Lost Highway: The Citron County Dinosaur Exhibit

 

On the edge of the quarantine zone stands a deserted area resembling some kind of bizarre post-apocalyptic mishmash of Stone Age and Jet Age: The Citron County Dinosaur Exhibit. Dominated by enormous concrete dinosaurs (including a headless brontosaurus, a tyrannosaurus rex with shiny steel spikes where its plaster teeth used to be, a sagging tower with a drooping pteranodon on it, etc.) and partially destroyed futuristic domes, spires and swooping roofs and arches, the whole thing used to be a faded family attraction. Long abandoned, the Citron County Dinosaur Exhibit is now rumored to be a nesting and meeting place for criminals, homeless people, supernatural creatures and… something else.

 

A local hippie commune calling itself the Stegosaurus Love Farm was established there between the years 1968 and 1976, devolving from a life of free love and shared subsistence farming to cultivating cannabis and cooking up LSD to sell on the black market.

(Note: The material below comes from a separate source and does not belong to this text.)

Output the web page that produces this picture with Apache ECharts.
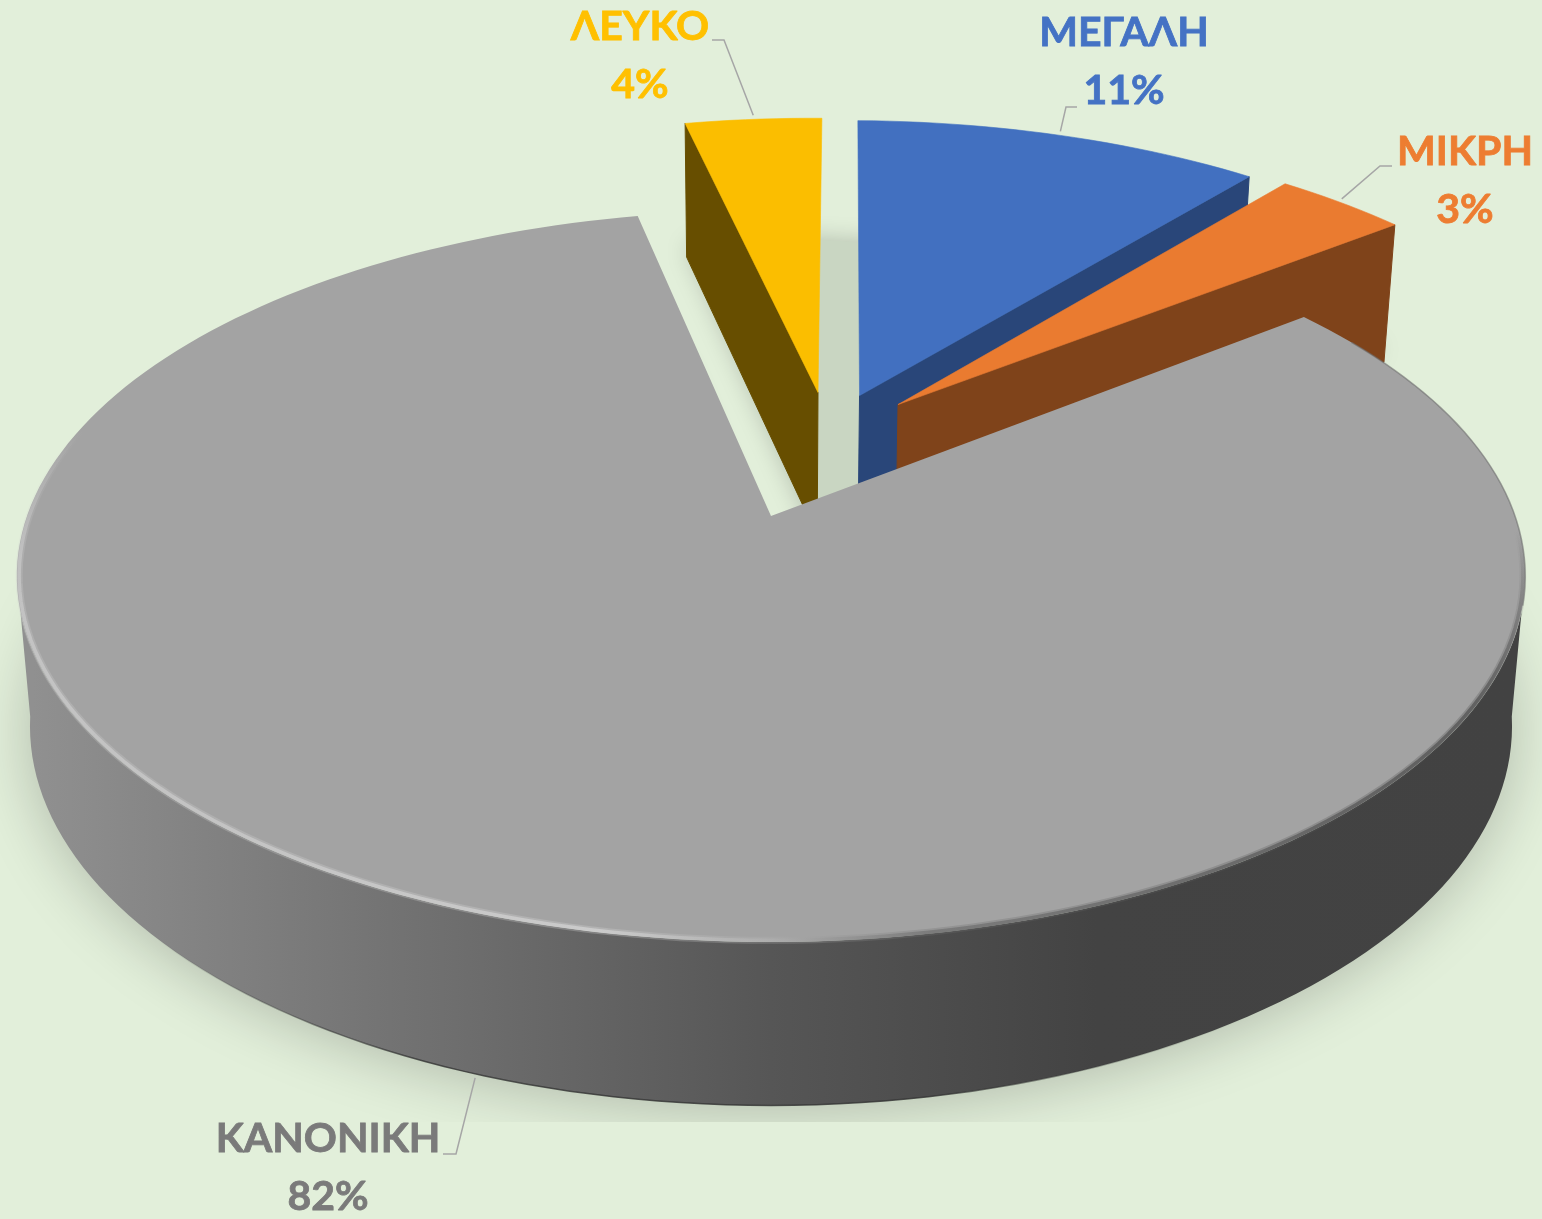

As the gentler, more easygoing people left the commune and only a hard core of freaks remained, things got weirder and weirder—paranoia, insularity, sexual obsession and mental illness set in. An experimental hallucinogen was whipped up in the commune’s trailer laboratory that was said to have fried the last two families’ brains, and incest, insanity and several murders followed. The horrors of the Love Farm commune were a brief local scandal in the early 1980s, thought of as a last gasp of the collapse of the counterculture, and then soon forgotten.

 

But were they really over?

 

Anecdotal claims were made that the police hadn’t actually cleared out the final commune residents, and that other… persons… had joined them in the aftermath of the Love Farm murders. There were stories that said that they were a filthy, psychotic, increasingly inbred rabble that did anything they could to survive. If they really existed, then they clung to existence among normal society for 20-plus years, skulking in the darkness. And then the BioDisaster came along.

 

All of the Little Jamestown district—now called “Lost Highway”—was quarantined in the aftermath of the BioDisaster. Strange mutagens and unknown viral diseases were supposed to have swept through the area, including the site of the Love Farm Family commune. Did anyone—or anything—survive?

 

The word is that if you go around the Citron County Dinosaur Exhibit by night in search of some cool artifacts of the old tourist attraction, you’ll find out.